The murderer-in-chief of the Boston Mob, Whitey Bulger, has now been arrested, but the godfather of the mob, William Bulger (known as Billy), is still at large. Until Whitey's brother, William Bulger, is brought to justice, there will be no occasion for celebration.
Without William Bulger, there would have been no Whitey Bulger. Killer Whitey would have remained a petty criminal were in not for the protection he reportedly got from his Godfather Billy. While Whitey Bulger was climbing the ladder of crime in Boston, Billy was climbing the ladder of politics. Of course in Boston, the separation between crime and politics was often a matter of degree.

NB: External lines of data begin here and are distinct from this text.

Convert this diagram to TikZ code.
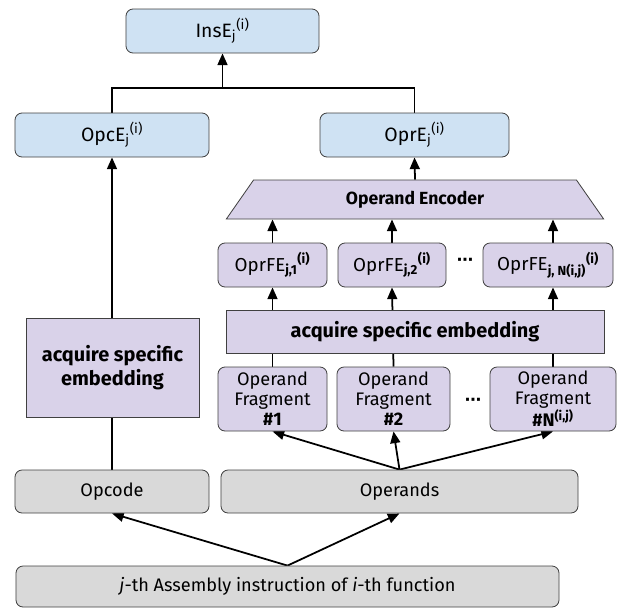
\documentclass[tikz,border=0pt]{standalone}
\usepackage{fontspec}
\setmainfont{Fira Sans}
\newfontfamily\dotsfont{DejaVu Sans}
\usetikzlibrary{arrows.meta}
\usetikzlibrary{positioning}
\usetikzlibrary{shapes.geometric}
\usetikzlibrary{backgrounds}

\definecolor{embblue}{HTML}{CFE2F3}
\definecolor{embpurple}{HTML}{D9D2E9}
\definecolor{embgrey}{HTML}{D9D9D9}

% labels with sub- and superscript
\newcommand{\emb}[3]{#1\textsubscript{#2}\textsuperscript{#3}}
\newcommand{\femb}[3]{#1\textsubscript{\textbf{#2}}\textsuperscript{\textbf{#3}}}

\tikzset{
  box/.style={draw=black!75, line width=0.7pt, align=center, inner sep=0pt,
    font=\fontsize{15.5}{17}\selectfont},
  embbox/.style={box, rounded corners=6pt, fill=embblue, minimum height=1.32cm,
    font=\fontsize{16.5}{18}\selectfont},
  fragbox/.style={box, rounded corners=6pt, fill=embpurple},
  acqbox/.style={box, fill=embpurple, font=\fontsize{17}{20}\selectfont\bfseries},
  inbox/.style={box, rounded corners=6pt, fill=embgrey},
  dotsnode/.style={inner sep=0pt, font=\fontsize{14}{16}\selectfont\dotsfont\bfseries},
  arr/.style={-{Triangle[length=10pt,width=8.5pt]}, line width=1.5pt},
  link/.style={line width=1.5pt},
}

\begin{document}
\begin{tikzpicture}[x=0.03cm,y=-0.03cm,node distance=2cm,on grid]
   \useasboundingbox (0,0) rectangle (628,608);

   \node[embbox, minimum width=5.79cm] (ins_e) at (222.5,31) {\emb{InsE}{j}{(i)}};
   \node[embbox, minimum width=5.82cm] (opc_e) at (112,135) {\emb{OpcE}{j}{(i)}};
   \node[embbox, minimum width=5.67cm] (opr_e) at (414.5,135) {\emb{OprE}{j}{(i)}};

   \node[box, trapezium, trapezium stretches=true, trapezium left angle=56,
     trapezium right angle=56, fill=embpurple, minimum width=11.34cm,
     minimum height=1.17cm, font=\fontsize{15}{17}\selectfont\bfseries] (enc) at (415,199.5) {Operand Encoder};

   \node[fragbox, minimum width=3.27cm, minimum height=1.32cm, font=\fontsize{16}{18}\selectfont] (fe_1) at (272.5,265) {\femb{OprFE}{j,1}{(i)}};
   \node[fragbox, minimum width=3.24cm, minimum height=1.32cm, font=\fontsize{16}{18}\selectfont] (fe_2) [right=3.585cm of fe_1] {\femb{OprFE}{j,2}{(i)}};
   \node[fragbox, minimum width=3.9cm, minimum height=1.32cm, font=\fontsize{16}{18}\selectfont] (fe_n) [right=4.68cm of fe_2] {\femb{OprFE}{j, N(i,j)}{(i)}};
   \node[dotsnode] (dots_fe) at (465,262) {⋯};

   \node[acqbox, minimum width=11.34cm, minimum height=1.29cm] (acq_r) at (415,331.5) {acquire specific embedding};

   \node[fragbox, minimum width=3.27cm, minimum height=1.92cm] (frag_1) at (272.5,399) {Operand\\Fragment\\\textbf{\#1}};
   \node[fragbox, minimum width=3.39cm, minimum height=1.92cm] (frag_2) [right=3.63cm of frag_1] {Operand\\Fragment\\\textbf{\#2}};
   \node[fragbox, minimum width=3.78cm, minimum height=1.92cm] (frag_n) [right=4.785cm of frag_2] {Operand\\Fragment\\\textbf{\#N\textsuperscript{(i,j)}}};
   \node[dotsnode] (dots_frag) at (473,402) {⋯};

   \node[acqbox, minimum width=5.19cm, minimum height=2.97cm] (acq_l) at (112.5,367.5) {acquire specific\\embedding};

   \node[inbox, minimum width=5.82cm, minimum height=1.29cm] (opcode) at (112,491.5) {Opcode};
   \node[inbox, minimum width=10.71cm, minimum height=1.29cm] (operands) at (399.5,491.5) {Operands};
   \node[inbox, minimum width=16.29cm, minimum height=1.23cm] (instr) at (287.5,586.5) {\textit{j}-th Assembly instruction of \textit{i}-th function};

   \coordinate (join) at (222.5,88);

   \begin{scope}[on background layer]
    \draw[link] (opc_e.north) |- (join) -| (opr_e.north);
    \draw[arr] (join) -- (ins_e.south);
    \draw[arr] (enc.north) -- (opr_e.south);
    \draw[arr] (fe_1.north) -- (fe_1.north |- enc.south);
    \draw[arr] (fe_2.north) -- (fe_2.north |- enc.south);
    \draw[arr] (frag_n.north |- fe_n.north) -- (frag_n.north |- enc.south);
    \draw[arr] (frag_1.north) -- (fe_1.south);
    \draw[arr] (frag_2.north) -- (fe_2.south);
    \draw[arr] (frag_n.north) -- (frag_n.north |- fe_n.south);
    \draw[arr] (opcode.north) -- (opc_e.south);
    \draw[arr] (operands.north) -- (frag_1.south);
    \draw[arr] (operands.north) -- (frag_2.south);
    \draw[arr] (operands.north) -- (frag_n.south);
    \draw[arr] (instr.north) -- (opcode.south);
    \draw[arr] (instr.north) -- (operands.south);
   \end{scope}
\end{tikzpicture}
\end{document}
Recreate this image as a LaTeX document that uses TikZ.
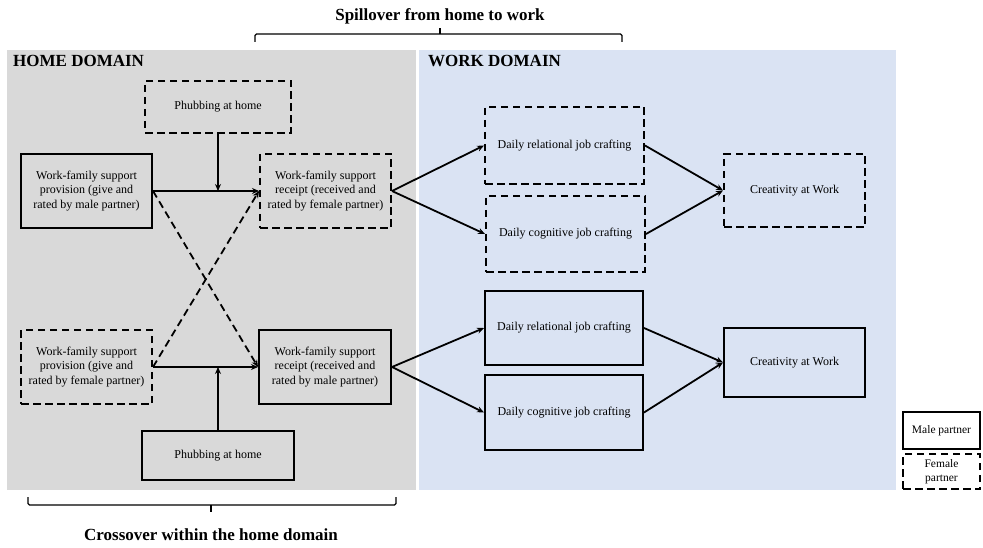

William Bulger became president of the Massachusetts Senate and then, quite remarkably, the president of the University of Massachusetts — until a courageous governor, Mitt Romney, pressured him to resign by threatening to appoint me and other Bulger critics to the Board of the University.
Billy Bulger’s point man — his consiglieri — was his childhood friend, John Connolly, the FBI agent who was Whitey Bulger’s handler. It was reportedly John Connolly who tipped off Whitey to the fact that he was about to be arrested, thus allowing him to remain at liberty for 16 years.
It was Billy who then arranged to have a secret phone conversation with his fugitive brother from the phone of a neighbor. No one knows what was discussed on that call, except that Billy acknowledges he did not tell his brother to turn himself in.
John Connolly is now serving life imprisonment in Florida for conspiracy to murder and related corruption charges. Billy Bulger continues to be accepted as a respected elder of the Boston political establishment. If Connolly were willing to testify, he could probably put William Bulger in prison in exchange for a reduction in his own sentence. But Connolly is a good soldier who is unlikely to roll over on his godfather.
I’ve been writing about the unsavory connection between the brothers Bulger, various FBI agents, and federal and state prosecutors for nearly 20 years. A few other journalists have also been willing to expose to the wider public the undisputed facts that are widely known within the statehouse community in Boston.
When I first started to write critically of William Bulger, I got an anonymous late-night phone call from somebody who said, “When you mess with Billy, you’re messing with Whitey. Watch your back.”
Everyone in Boston knew that messing with Billy was messing with Whitey, but even more important, everyone knew that messing with Whitey was messing with Billy. It was widely thought that Billy Bulger’s job was to protect Whitey and to keep him out of prison. He did his job well until now.
When a courageous state trooper arrested Whitey at Logan Airport, Billy arranged for him to suffer at work to the point that he ultimately killed himself. If that message wasn’t clear enough to law enforcement, Billy sent another: Those law enforcement agents who helped Whitey would get state jobs and post-retirement jobs in private industry through the good offices of the godfather.
As I wrote more than a decade ago: “It was Connolly’s friendship with William Bulger, and Connolly’s hope of capitalizing on it financially, that led him to give Whitey a blank check on committing crimes, including a heads-up on wiretaps and a head start in evading arrest . . . Godfather Billy made his homeboy Connolly an offer he couldn’t refuse: cash, career opportunities, and other considerations in exchange for protecting his bad brother Whitey from the real cops.”
Not only did Connolly keep the murderous Whitey out of prison and in business for decades, but he also tried to keep the good brother Billy out of prison. Billy was suspected of extorting a quarter-million-dollar bribe from the Boston developer who was building a skyscraper at 75 State Street.
According to an assistant U.S. attorney who testified at the Connolly trial, during the 75 State Street extortion investigation, Connolly improperly lobbied him to drop the scrutiny of this “special person.”
Connolly also tried — unsuccessfully — to milk the prosecutor for confidential information about the probe. It turned out, moreover, that the chief federal prosecutor in charge of investigating Billy Bulger’s corruption happened to be Whitey Bulger’s handler. The entire “investigation” of William Bulger was a sham.
Everyone in Boston politics knew that William Bulger was a crook and a protector of Whitey, yet he was kowtowed to by leading politicians such as Michael Dukakis and Bill Weld, who knew that if you didn’t pay homage to the godfather, you could not succeed as governor.
It was impossible to work in Boston politics without playing ball with — and facilitating — Boston’s most powerful criminal family.
Now that Whitey Bulger’s in jail and John Connolly’s in prison, the time has come to focus on William Bulger.
A truly independent counsel should be appointed to investigate the reign of terror that the brothers Bulger inflicted on Boston. As in other organized crime cases, deals should be offered to the lower-ranking members of the organization, including Connolly and Whitey Bulger, in order to get to the top man, William Bulger.
Along the way, many unpleasant facts will probably be exposed about other Boston political figures. But as Justice Brandeis, who tried to clean up Boston politics a century ago, once observed, “Sunlight is the best disinfectant.”
Too little sunlight has been allowed to shine on William Bulger, and the result has been a festering sore on Boston for too many years.